An Examination of the Role of White Teachers Working in Aboriginal Communities
O’Connor, B. (2013). An Examination of the Role of White Teachers Working in Aboriginal Communities.
Research in education asserts that racism and discrimination in schools and in our wider society are factors that impede the success of Aboriginal learners. White teachers, who currently make up the majority of those who teach Aboriginal students in British Columbia, have a role to play in transforming our schools. This requires them to challenge their own preconceptions and confront structures of power and dominance. Through semi-structured interviews and a focus group session, this qualitative, case study fills a gap in the literature by exploring the views of seven White teachers, working in rural Southern British Columbia. It seeks to understand how they describe their experiences and perceptions of their role in order to learn how they can best be supported to combat the inequity that exists within the system.

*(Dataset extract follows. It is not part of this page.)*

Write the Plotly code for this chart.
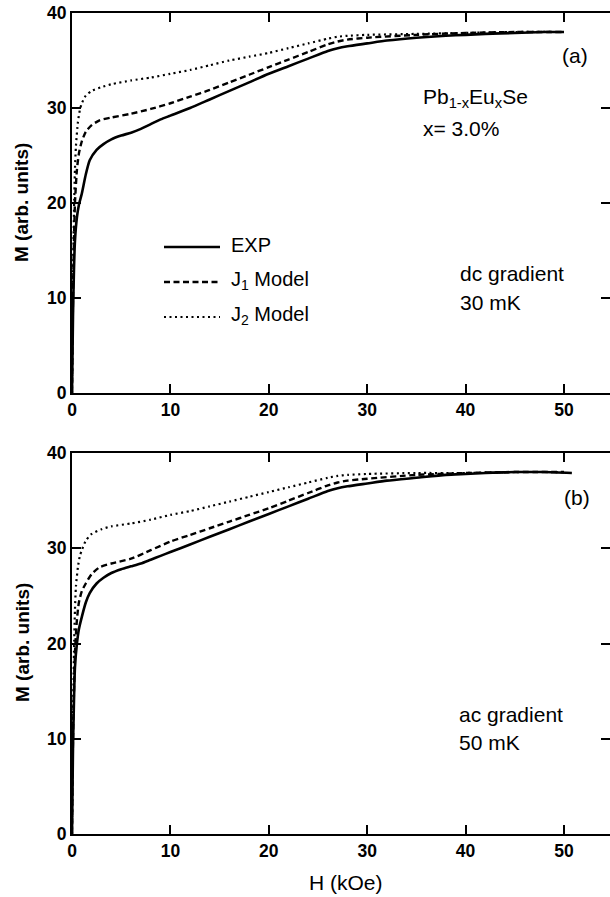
import plotly.graph_objects as go

# ---------------- data ----------------
# Panel (a): dc gradient, 30 mK
Ha_exp = [0, 0.1, 0.2, 0.3, 0.5, 0.7, 1.0, 1.4, 1.8, 2.5, 3.2, 4, 5, 6, 7, 8, 9, 10, 12, 14, 16, 18, 20, 22, 24, 26, 27, 28, 30, 32, 35, 38, 40, 42, 45, 48, 50]
Ma_exp = [0, 8, 13, 16, 18.5, 19.8, 21, 23, 24.5, 25.6, 26.2, 26.7, 27.1, 27.4, 27.8, 28.3, 28.8, 29.2, 30.0, 30.9, 31.8, 32.7, 33.6, 34.4, 35.2, 36.0, 36.3, 36.5, 36.8, 37.1, 37.4, 37.6, 37.7, 37.8, 37.9, 38.0, 38.0]
Ha_j1 = [0, 0.1, 0.2, 0.3, 0.5, 0.7, 1.0, 1.4, 2, 2.8, 4, 6, 8, 10, 12, 14, 16, 18, 20, 22, 24, 26, 27, 28, 30, 35, 40, 45, 50]
Ma_j1 = [0, 10, 16, 20, 23.5, 25.2, 26.5, 27.5, 28.2, 28.7, 29.0, 29.4, 29.9, 30.5, 31.2, 31.9, 32.7, 33.5, 34.3, 35.1, 35.9, 36.7, 37.0, 37.2, 37.4, 37.7, 37.9, 38.0, 38.0]
Ha_j2 = [0, 0.1, 0.2, 0.3, 0.4, 0.6, 0.8, 1.0, 1.4, 2, 3, 4, 6, 8, 10, 12, 14, 16, 18, 20, 22, 24, 26, 27, 28, 30, 35, 40, 45, 50]
Ma_j2 = [0, 12, 19, 23.5, 26, 28.5, 29.8, 30.5, 31.3, 31.8, 32.2, 32.5, 32.9, 33.2, 33.6, 34.0, 34.5, 35.0, 35.4, 35.8, 36.3, 36.8, 37.3, 37.5, 37.6, 37.7, 37.8, 37.9, 38.0, 38.0]

# Panel (b): ac gradient, 50 mK
Hb_exp = [0, 0.1, 0.2, 0.3, 0.5, 0.7, 1.0, 1.4, 1.8, 2.5, 3.2, 4, 5, 6, 7, 8, 9, 10, 12, 14, 16, 18, 20, 22, 24, 26, 27, 28, 30, 32, 35, 38, 40, 42, 45, 48, 50.8]
Mb_exp = [0, 9, 14, 17.5, 20, 21.5, 22.8, 24.3, 25.3, 26.3, 26.9, 27.4, 27.8, 28.1, 28.4, 28.8, 29.2, 29.6, 30.4, 31.2, 32.0, 32.8, 33.6, 34.4, 35.2, 36.0, 36.3, 36.5, 36.8, 37.1, 37.4, 37.7, 37.8, 37.9, 38.0, 38.0, 37.9]
Hb_j1 = [0, 0.1, 0.2, 0.3, 0.5, 0.7, 1.0, 1.4, 2, 2.8, 4, 6, 8, 10, 12, 14, 16, 18, 20, 22, 24, 26, 27, 28, 30, 35, 40, 45, 50]
Mb_j1 = [0, 10, 15, 19, 22.5, 24.3, 25.5, 26.3, 27.3, 28.0, 28.4, 28.9, 29.8, 30.7, 31.4, 32.1, 32.8, 33.5, 34.2, 35.0, 35.8, 36.6, 36.9, 37.1, 37.3, 37.7, 37.9, 38.0, 38.0]
Hb_j2 = [0, 0.1, 0.2, 0.3, 0.4, 0.6, 0.8, 1.0, 1.4, 2, 3, 4, 6, 8, 10, 12, 14, 16, 18, 20, 22, 24, 26, 27, 28, 30, 35, 40, 45, 50]
Mb_j2 = [0, 12, 19, 23.5, 26, 28, 29.2, 29.8, 30.8, 31.5, 32.0, 32.3, 32.6, 33.0, 33.5, 33.9, 34.4, 34.9, 35.4, 35.9, 36.4, 36.9, 37.4, 37.6, 37.7, 37.8, 37.9, 37.9, 38.0, 38.0]

series_names = ["EXP", "J<sub>1</sub> Model", "J<sub>2</sub> Model"]
x_ticks = [0, 10, 20, 30, 40, 50]
y_ticks = [0, 10, 20, 30, 40]

# ---------------- layout helpers ----------------
W, H = 610, 897
ML, MR, MT, MB = 72, 0, 13, 63
PW, PH = W - ML - MR, H - MT - MB


def px(xp):
    return (xp - ML) / PW


def py(yp):
    return (H - MB - yp) / PH


FONT = "Liberation Sans, Arial, Helvetica, sans-serif"
styles = [dict(width=2.6, dash="solid"),
          dict(width=2.4, dash="6px,3.5px"),
          dict(width=2.2, dash="2px,3.5px")]

fig = go.Figure()
panels = [
    ("x", "y", "y3", [(Ha_exp, Ma_exp), (Ha_j1, Ma_j1), (Ha_j2, Ma_j2)]),
    ("x2", "y2", "y4", [(Hb_exp, Mb_exp), (Hb_j1, Mb_j1), (Hb_j2, Mb_j2)]),
]
for xa, ya, yr, data in panels:
    for (hx, my), st, nm in zip(data, styles, series_names):
        fig.add_trace(go.Scatter(x=hx, y=my, mode="lines", name=nm,
                                 xaxis=xa, yaxis=ya, showlegend=False,
                                 line=dict(color="black", shape="spline", smoothing=0.6, **st)))
    # empty trace so that the right-hand tick axis is drawn
    fig.add_trace(go.Scatter(x=[None], y=[None], xaxis=xa, yaxis=yr, mode="lines",
                             showlegend=False, hoverinfo="skip"))

tickfont = dict(family=FONT, size=17.5, color="black", weight="bold")
base = dict(linecolor="black", linewidth=2.2, ticks="inside", ticklen=9, tickwidth=2,
            tickcolor="black", showgrid=False, zeroline=False, tickfont=tickfont)
xr = [0, (W - MR - ML) / 9.84]
dom_a = [py(393), 1]
dom_b = [0, py(453)]
fig.update_layout(
    width=W, height=H, margin=dict(l=ML, r=MR, t=MT, b=MB),
    paper_bgcolor="white", plot_bgcolor="white",
    xaxis=dict(range=xr, tickvals=x_ticks, anchor="y", showline=True, mirror="ticks", **base),
    yaxis=dict(range=[0, 40], tickvals=y_ticks, domain=dom_a, anchor="x", showline=True, **base),
    xaxis2=dict(range=xr, tickvals=x_ticks, anchor="y2", showline=True, mirror="ticks", **base),
    yaxis2=dict(range=[0, 40], tickvals=y_ticks, domain=dom_b, anchor="x2", showline=True, **base),
    # right-hand tick marks only (the right frame line lies outside the picture)
    yaxis3=dict(range=[0, 40], tickvals=y_ticks, overlaying="y", side="right", anchor="x",
                showline=False, showticklabels=False, **base),
    yaxis4=dict(range=[0, 40], tickvals=y_ticks, overlaying="y2", side="right", anchor="x2",
                showline=False, showticklabels=False, **base),
)

txt = dict(family=FONT, size=21, color="black")
ann = []


def add_text(t, xp, yp, anchor="left", font=txt, angle=0):
    ann.append(dict(text=t, x=px(xp), y=py(yp), xref="paper", yref="paper",
                    xanchor=anchor, yanchor="middle", showarrow=False, font=font,
                    textangle=angle))


add_text("(a)", 575, 55, "center")
add_text("Pb<sub>1-x</sub>Eu<sub>x</sub>Se", 421, 98)
add_text("x= 3.0%", 421, 129)
add_text("dc gradient", 458, 273)
add_text("30 mK", 458, 302)
add_text("(b)", 577, 497, "center")
add_text("ac gradient", 457, 714)
add_text("50 mK", 457, 742)
add_text("H (kOe)", 346, 883, "center", dict(family=FONT, size=21, color="black"))
bold = dict(family=FONT, size=19, color="black", weight="bold")
add_text("M (arb. units)", 22, 203, "center", bold, -90)
add_text("M (arb. units)", 22, 643, "center", bold, -90)

# legend (panel a)
leg_y = [247, 282, 317]
legfont = dict(family=FONT, size=20, color="black")
for st, nm, ly in zip(styles, series_names, leg_y):
    fig.add_shape(type="line", xref="paper", yref="paper",
                  x0=px(164), x1=px(220), y0=py(ly), y1=py(ly),
                  line=dict(color="black", **st))
    add_text(nm, 229, ly - 2, font=legfont)

fig.update_layout(annotations=ann)
fig.write_html("out.html")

The findings of the study demonstrate that while some teachers do have an understanding of the impact of race in the classroom, others maintain ‘colour-blind’ perspectives. Although they expressed the desire to integrate Indigenous ways of knowing in curriculum, many participants felt that the decision to do so was largely left to them as classroom teachers. They also expressed anxiety about doing so in a respectful and authentic way. Relationships with students and community members were viewed as vital; however, those who were new to the community expressed the desire to make stronger connections with both parents and community members. Time living in the community was viewed as an important factor in developing these relationships. Areas where teachers can be supported to work as allies alongside community members towards a more equitable system for Aboriginal students are highlighted through the analysis of the findings of this case study.